A few takeaways from this discussion:

  • There seems to be a fairly strong agreement that in a HCI paper, the more the prototype is innovative, the less evaluation matters (in the first article on a project anyway). When technology comes near deployment stage, evaluation becomes more of a matter for education sciences. This might contribute to explain the lack of evaluation in this domain: if partnerships are not in place with educational sciences researchers or practitioners from the beginning, what happens to our prototypes?
  • When reviewing quantitative, experimental evaluations, critically discussing who counts as participants and the factors that were not included in the evaluation was deemed crucial. As advocated by Kelly and Smith, single subjects experiments could be used more widely in HCI;
  • For qualitative approaches to evaluation, one participant, Seray Ibrahim, calls for innovative means of representing the literature. Specifically, she argued for timelines demonstrating how design and review processes are entangled, and the development of evaluation criteria over time (for instance, if you start with an evaluation based on standard exams but notice it would be better to evaluate impact on collaboration). This would enable researchers to better situate the stage they are at and compare it to other projects;
  • Which leads to example case-studies: although there are a few papers about adapted evaluation frameworks, it might be better given the diversity within participants abilities and educational goals, to function like rehabilitation practitioners and publish more well-framed case studies of a given technology. When case studies converge regarding the benefits and pitfalls of a given technology, it leads to new ‘best practices.’ This requires to have venues accepting replication studies!
  • Finally, one unresolved issue is how to support the adoption of innovative evaluation methods, while still maintaining coherence in the field.

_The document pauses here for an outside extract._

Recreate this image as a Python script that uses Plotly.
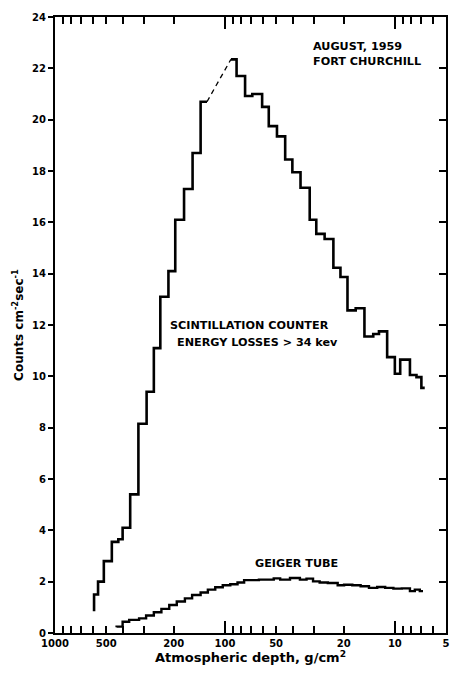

Overall, this discussion highlighted the need for further community effort on setting and sharing standards for evaluation of technologies with disabled children, a concern shared by the Interaction Design for Children community .

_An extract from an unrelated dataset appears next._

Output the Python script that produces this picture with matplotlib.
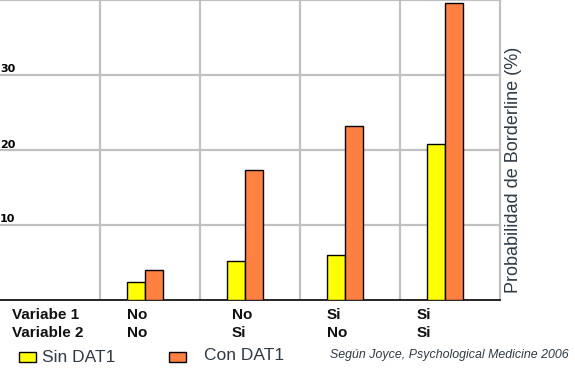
import matplotlib
matplotlib.use("Agg")
import matplotlib.pyplot as plt
import matplotlib.transforms as mtransforms
import numpy as np

# data
var1 = ["No", "No", "Si", "Si"]
var2 = ["No", "Si", "No", "Si"]
sin_dat1 = [2.4, 5.2, 6.0, 20.8]
con_dat1 = [3.9, 17.3, 23.2, 39.6]
yticks = [10, 20, 30]

W, H = 575, 369
plt.rcParams['font.family'] = ['Liberation Sans', 'DejaVu Sans']

fig = plt.figure(figsize=(W / 100, H / 100), dpi=100)
ax = fig.add_axes([0, (H - 299.5) / H, 499.5 / W, (299.5 + 0.5) / H])

grid_c = "#c0c0c0"
x = np.arange(1, 5) + 0.455
bw = 0.18
ax.bar(x - bw / 2, sin_dat1, bw, color="#ffff00", edgecolor="black", linewidth=1, zorder=3)
ax.bar(x + bw / 2, con_dat1, bw, color="#ff8040", edgecolor="black", linewidth=1, zorder=3)

ax.set_xlim(0, 5)
ax.set_ylim(0, 40)
ax.set_xticks(np.arange(1, 5))
ax.set_yticks(yticks)
ax.grid(True, color=grid_c, linewidth=1.6, zorder=0)
ax.tick_params(length=0, labelbottom=False, labelleft=False)
for s in ["top", "right"]:
    ax.spines[s].set_color(grid_c)
    ax.spines[s].set_linewidth(1.6)
ax.spines["left"].set_visible(False)
ax.spines["bottom"].set_color("black")
ax.spines["bottom"].set_linewidth(1.2)

for v in yticks:
    ax.text(0.0, v, str(v), transform=ax.get_yaxis_transform(), ha="left", va="bottom",
            fontsize=8, fontweight="bold", family="DejaVu Sans")

def px(xp, yp):
    return xp / W, 1 - yp / H

txt = "#111111"
fig.text(*px(12, 315), "Variabe 1", fontsize=11, fontweight="bold", color=txt, va="center")
fig.text(*px(12, 333), "Variable 2", fontsize=11, fontweight="bold", color=txt, va="center")
label_offsets = [0.27, 0.32, 0.27, 0.17]
bt = mtransforms.blended_transform_factory(ax.transData, fig.transFigure)
for i, (a, b) in enumerate(zip(var1, var2)):
    fig.text(i + 1 + label_offsets[i], 1 - 315 / H, a, transform=bt, fontsize=11,
             fontweight="bold", color=txt, va="center")
    fig.text(i + 1 + label_offsets[i], 1 - 333 / H, b, transform=bt, fontsize=11,
             fontweight="bold", color=txt, va="center")

dark = "#2f3a45"
fig.patches.append(plt.Rectangle(px(19, 362), 17 / W, 10 / H, transform=fig.transFigure,
                                 facecolor="#ffff00", edgecolor="black", linewidth=1))
fig.text(*px(42, 358), "Sin DAT1", fontsize=12.5, color=dark, va="center")
fig.patches.append(plt.Rectangle(px(169, 362), 17 / W, 10 / H, transform=fig.transFigure,
                                 facecolor="#ff8040", edgecolor="black", linewidth=1))
fig.text(*px(204, 355), "Con DAT1", fontsize=12.5, color=dark, va="center")
fig.text(*px(330, 355), "Según Joyce, Psychological Medicine 2006", fontsize=8.9,
         style="italic", color=dark, va="center")

fig.text(*px(514, 170), "Probabilidad de Borderline (%)", rotation=90, fontsize=13,
         color=dark, ha="center", va="center")

fig.savefig("out.png", dpi=100)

Critical perspectives on evaluation

The discussions at this table, facilitated by Katta Spiel, focused on the articulation between individuals and community, opening questions or keeping them open. Participants in the SIG were interested in power structures and imbalances that are core to working not only as adult researchers with children, but also around the notion of disability related experiences whether they are shared, similar, differently or non-existent on researchers’ side. In thinking through our practices in evaluating technologies with disabled children we were interested in epistemological questions on which knowledge is attended to and seen as valid and how we might include alternative ways of knowing as well as a critical lens in making space for previously underrepresented perspectives. We then shared our experiences and practices and the issues we encountered along to understand which might be useful in understanding those dynamics more generally.

As a preliminary result, our conversations brought up more questions for the future which might be helpful to further methodologically strengthen evaluation processes with disabled children. Among them: How do we integrate disability justice to evaluation protocols? Is participation enough? How could institutional ethics boards better represent the disability community and understand its challenges? How to foster accountability and to whom?